Film d'animation,, biopic musical, réalisé par Fernando Trueba et Javier Mariscal (2023 Espagne, France, Portugal, Pays Bas)
Avec les témoignages d'Edu Lobo, Gilberto Gil, Chico Buarque, Caetano Veloso, Milton Nascimento, Toquinho, Roberto Menescal, Paulo Moura, Bud Shank...
Doublages : Jeff Goldblum, Roberta Wallach, Tony Ramos...
71ème festival de San Sebastian
Un journaliste musical new-yorkais enquête sur la disparition, en 1976, à la veille du coup d'État en Argentine, de Francisco Tenório Jr, un pianiste brésilien virtuose......
Ce film d’animation signe une nouvelle collaboration entre Fernando Trueba (réalisateur, scénariste et producteur musical) et Javier Mariscal, illustrateur, auteur de BD, graphiste, peintre (rappelez-vous Chico et Rita, 2011)
"Ode à la bossa nova, enquête sur une disparition, hommage à une Amérique latine laminée par les dictatures militaires" oui ce film d’animation est tout cela à la fois. Il joue aussi sur l’étroite imbrication de deux démarches : celle du réalisateur Fernando Trueba qui s’était intéressé au pianiste brésilien Francisco Tenório Júnior, avait collecté des centaines d’interviews, de New York à São Paulo, de Paris à Rio, avait le projet d’en faire un documentaire (classique ?) , et celle de Jeff Haris, ce journaliste musical new yorkais qui, au départ écrit un article sur la genèse de la bossa nova et qui va enquêter sur le pianiste mort dans des circonstances jamais élucidées à 34 ans en 1976 ; l’article est devenu livre, le livre ce film « they shot the piano player » (film encadré d’ailleurs par la séquence dans une librairie à New York, en 2009)
Nous allons croiser des légendes de la musique, de Vinícius de Moraes à Chico Buarque, de Jobim à Caetano Veloso, mais aussi Ella Fitzgerald, Bill Evans, ainsi que les « maîtres de la nouvelle vague » (Truffaut Godard) La bossa nova a émergé au Brésil en même temps que la nouvelle vague en France (le titre est d’ailleurs un clin d’œil à un film de Truffaut).
Profusion d’artistes et de témoins dans leurs avatars animés mais avec leur vraie voix ! immense puzzle à reconstituer ! avec ce souci très pédagogique de la contextualisation (cf les graphiques du continent sud-américain dont les pays se couvrent de noir, quand advient la dictature, quand se déploie l’opération Condor !!), cet hymne à la musique brésilienne est illustré par le flamboiement des couleurs -en harmonie avec la fougue vibrante de la bossa nova, de ces corps ondulants de danseuses (années 50, 60) Le choix d’aplats de couleurs avec ces ombres incorporées et les mouvements sinueux ont souvent ce charme languide qu’amplifie l’omniprésence de la musique.
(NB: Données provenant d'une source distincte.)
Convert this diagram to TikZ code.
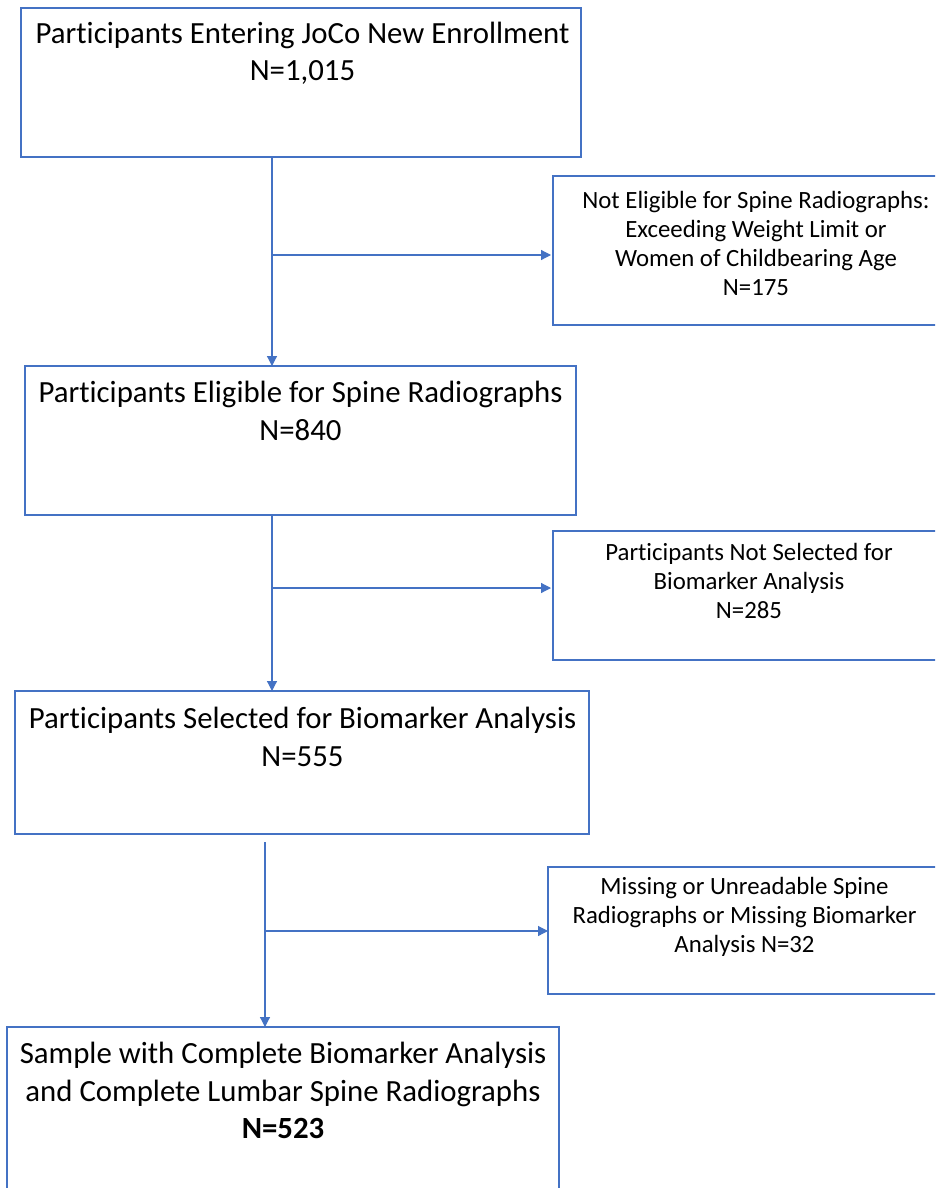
\documentclass[tikz,border=0pt]{standalone}
\usepackage{fontspec}
\setmainfont{Carlito}[Ligatures={NoCommon}]
\usetikzlibrary{arrows.meta}
\definecolor{obl}{HTML}{4472C4}
\begin{document}
\begin{tikzpicture}[x=1pt,y=-1pt,
 box/.style={draw=obl,line width=1.5pt,inner sep=0pt,outer sep=0pt,anchor=north west},
 big/.style={font=\fontsize{30.8}{37.5}\selectfont,align=center,inner sep=0pt},
 small/.style={font=\fontsize{24.8}{29}\selectfont,align=center,inner sep=0pt},
 arr/.style={draw=obl,line width=1.2pt,-{Triangle[length=10pt,width=10pt]}},
 ln/.style={draw=obl,line width=1.2pt}]
\clip (0,0) rectangle (935,1188);
\fill[white] (0,0) rectangle (935,1188);
% main boxes
\node[box,minimum width=560pt,minimum height=149pt] (b1) at (21,8) {};
\node[box,minimum width=551pt,minimum height=149pt] (b2) at (25,366) {};
\node[box,minimum width=574pt,minimum height=143pt] (b3) at (15,691) {};
\node[box,minimum width=552pt,minimum height=190pt] (b4) at (7,1027) {};
% side boxes
\node[box,minimum width=406pt,minimum height=149pt] (s1) at (553,176) {};
\node[box,minimum width=406pt,minimum height=129pt] (s2) at (553,531) {};
\node[box,minimum width=393pt,minimum height=127pt] (s3) at (548,867) {};
% texts
\node[big] (t1) at (302.5,53.5) {Participants Entering JoCo New Enrollment\\N=1,015};
\node[big] (t2) at (300.5,411) {Participants Eligible for Spine Radiographs\\N=840};
\node[big] (t3) at (302.5,737) {Participants Selected for Biomarker Analysis\\N=555};
\node[big] (t4) at (283,1090.5) {Sample with Complete Biomarker Analysis\\and Complete Lumbar Spine Radiographs\\\textbf{N=523}};
\node[small] (ts1) at (756,243) {Not Eligible for Spine Radiographs:\\Exceeding Weight Limit or\\Women of Childbearing Age\\N=175};
\node[small] (ts2) at (749,581) {Participants Not Selected for\\Biomarker Analysis\\N=285};
\node[small] (ts3) at (744.5,917) {Missing or Unreadable Spine\\Radiographs or Missing Biomarker\\Analysis N=32};
% junctions
\coordinate (j1) at (272,255);
\coordinate (j2) at (272,588);
\coordinate (j3) at (265,931);
% connectors
\draw[arr] (b1.south -| j1) -- (b2.north -| j1);
\draw[arr,shorten >=2pt] (j1) -- (s1.west |- j1);
\draw[arr] (b2.south -| j2) -- (b3.north -| j2);
\draw[arr,shorten >=2pt] (j2) -- (s2.west |- j2);
\draw[arr,shorten <=8pt] (b3.south -| j3) -- (b4.north -| j3);
\draw[arr] (j3) -- (s3.west |- j3);
\end{tikzpicture}
\end{document}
En alternance le bleu lumineux de cet appartement avec vue sur la plage d'Ipanema où travaille le journaliste,- jaillissement dans la résolution de l'énigme "qui a tué le pianiste"? Les ocres grisâtres et les verts kaki évoquent la cruauté des dictatures (à partir de 1973 au Chili ) avec leur cortège d’arbitraire (enlèvements exécutions tortures) alors que le graphisme aux traits fins, vigoureux et géométriques est proche de certaines BD.
Cependant, si la forme choisie - dessin animé en rotoscopie à l’esthétique BD – est source d'invention et de poésie dans le schématisme même, elle ne saurait susciter l’émotion attendue quand il s’agit de numéros musicaux (solos ou orchestre). Et la prolixité des paroles (échanges avec tous ceux qui ont côtoyé de près ou de loin le pianiste) de par son abondance a le défaut de ses qualités : la pléthore
Cela étant, reconstituer le parcours d’un « inconnu » virtuose à travers le regard des autres, opposer en violents contrastes (couleurs ambiances ) la période d’effervescence musicale au traumatisme tragique des dictatures, n’est-ce pas l’intérêt majeur de ce film, soit une raison suffisante pour ne pas le rater ???